A IMPOSSIBILIDADE DE DESISTÊNCIA DO REQUERENTE NOS PROCESSOS OBJETIVOS
Rogério Tadeu Romano
I - O FATO
Segundo informou o Estadão, em sua edição de 10 de abril de 2018, autor de uma das ações que tentam impedir a possibilidade de cumprimento de pena após condenação em segunda instância, o PEN/Patriotas decidiu retirar o pedido de liminar protocolado na semana passada e que pode ser levado amanhã ao plenário do STF pelo ministro Marco Aurélio Mello. O partido quer evitar que a medida venha a beneficiar o ex-presidente Luiz Inácio Lula da Silva, condenado e preso pela Lava Jato.
“Somos de direita e não temos nada a ver com Lula”, disse o presidente do partido, Adilson Barroso. Ele pretende destituir o advogado Antonio Castro, o Kakay, que defende implicados na Lava Jato e entrou com a ação direta de constitucionalidade e com o pedido de liminar contra a prisão em segunda instância em nome do partido. Por força de lei, no entanto, diferentemente da liminar, a ação não pode ser retirada pela sigla. No dia 9 de abril do corrente ano, a Procuradoria-Geral da República apresentou parecer contrário à liminar do PEN.
O presidente do PEN/Patriotas, Adilson Barroso, anunciou no dia 10 de abril de 2018, segundo o site do jornal O Globo, que destituiu Antônio Carlos de Almeida Castro, o Kakay, como advogado do partido para representá-lo em Ação Declaratória de Constitucionalidade que pode mudar a decisão do Supremo Tribunal Federal (STF) sobre a prisão em segunda instância. De acordo com Adilson Barroso, Kakay deve ser notificado ainda nesta terça sobre a decisão.
— Fizemos isso porque o povo está pedindo. Não podemos favorecer o Lula. O nosso partido é de direita. Como não tenho o dom da futurologia, não sabia que essa ação serviria para beneficiar o PT — disse Adilson.
Sobre o pedido de liminar, ainda que o partido consiga retirar o advogado, para se prevenir dessa hipótese, entrou, no dia 6 de abril do corrente ano, com outro pedido de liminar na mesma ação, mas em nome do Instituto de Garantias Penais (IGP). O instituto é amicus curiae na ação — o que, na linguagem jurídica, significa um apoiador da causa.

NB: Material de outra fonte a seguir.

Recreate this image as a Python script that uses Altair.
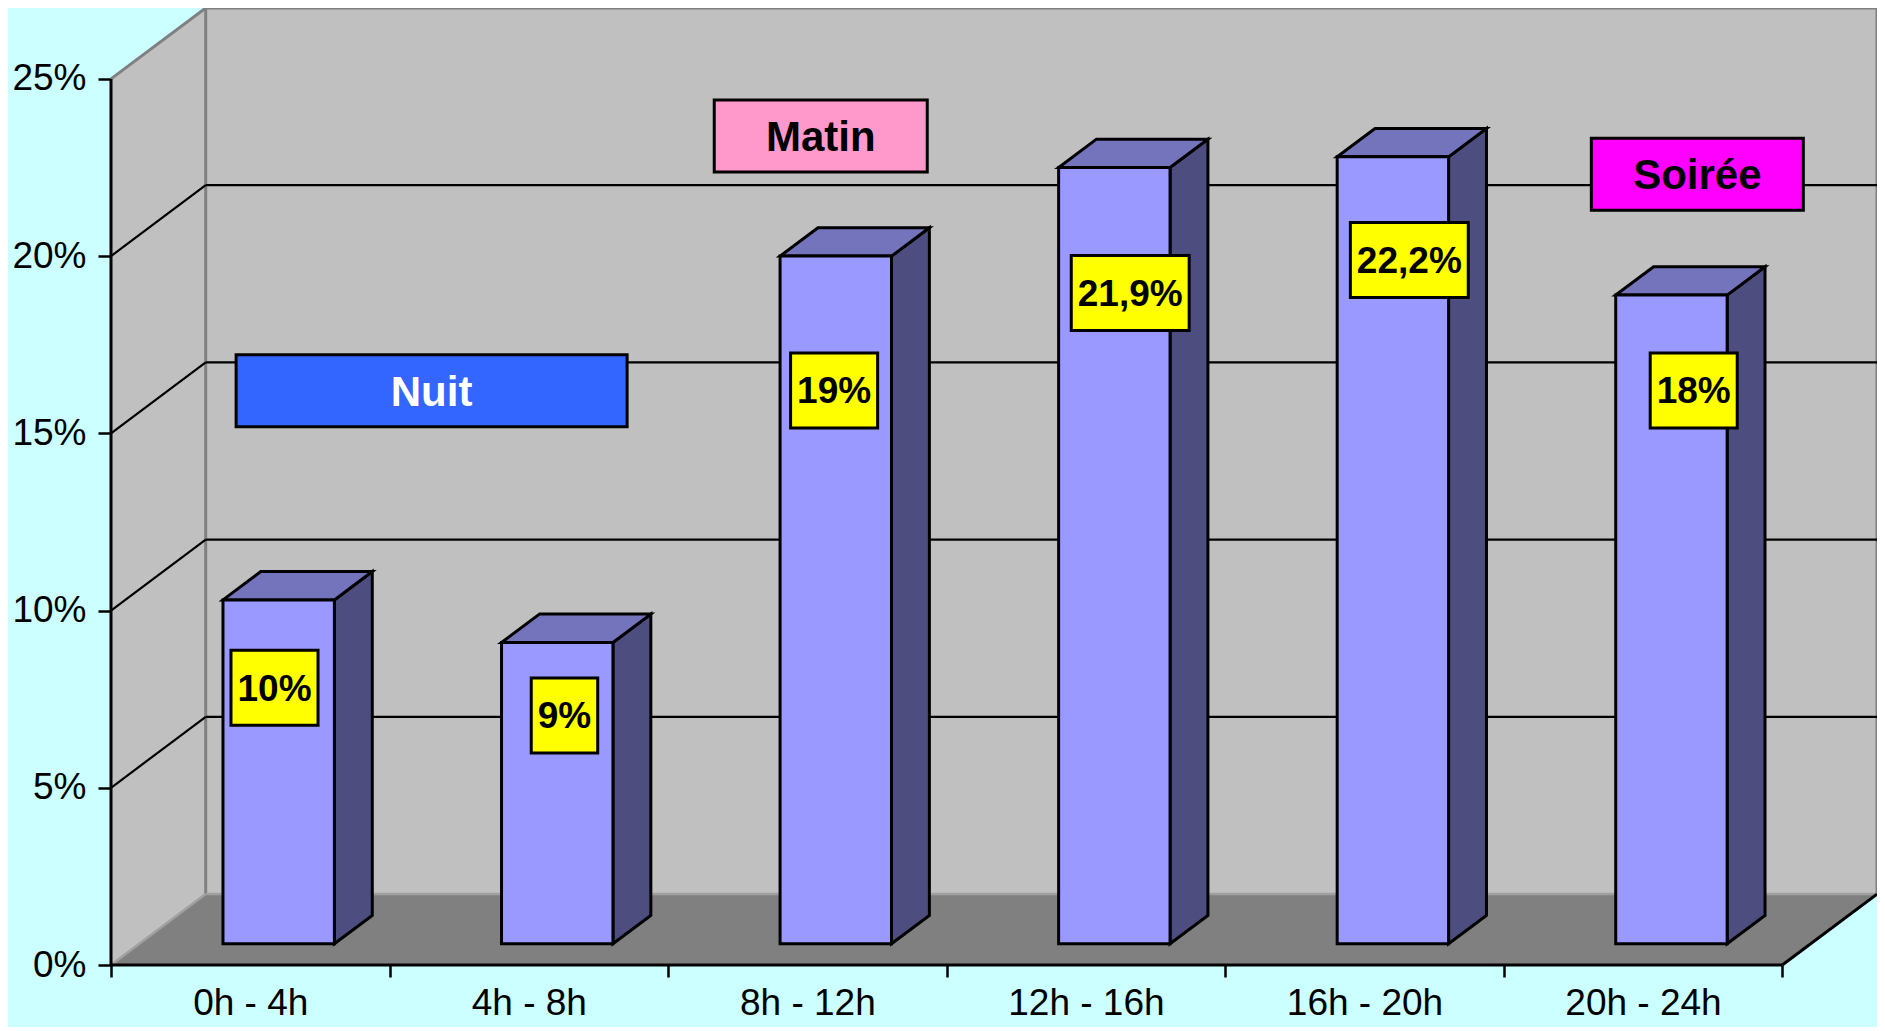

II - A FISCALIZAÇÃO ABSTRATA DE CONSTITUCIONALIDADE
No caso em tela trata-se de ação que inaugura um "processo objetivo. Um "processo" que se materializa, do mesmo modo que os demais como instrumento de jurisdição(constitucional concentrada); por meio dele será solucionada uma questão constitucional. Não pode ser tomado, entretanto, como meio para composição de uma lide. É que sendo "objetivo", inexiste lide no processo inaugurado pela ação direta genérica de inconstitucionalidade. Não há, afinal, pretensão resistida.
A finalidade da ação direta de inconstitucionalidade não é propriamente a defesa de um direito subjetivo, ou seja, de um interesse juridicamente protegido lesado ou na iminência de sê-lo( o que pode ocorrer, não obstante, de modo indireto e reflexo). A ação direta de inconstitucionalidade presta-se, antes, para a defesa da Constituição, assim como a Ação Declaratória de Constitucionalidade.
Estar-se-á, pois, diante de um instrumento de fiscalização abstrata de normas, dentro de um processo objetivo na defesa da Constituição.
Assim não há falar em lide, nem partes(salvo em sentido formal), posto que não ocorrem interesses concretos em jogo.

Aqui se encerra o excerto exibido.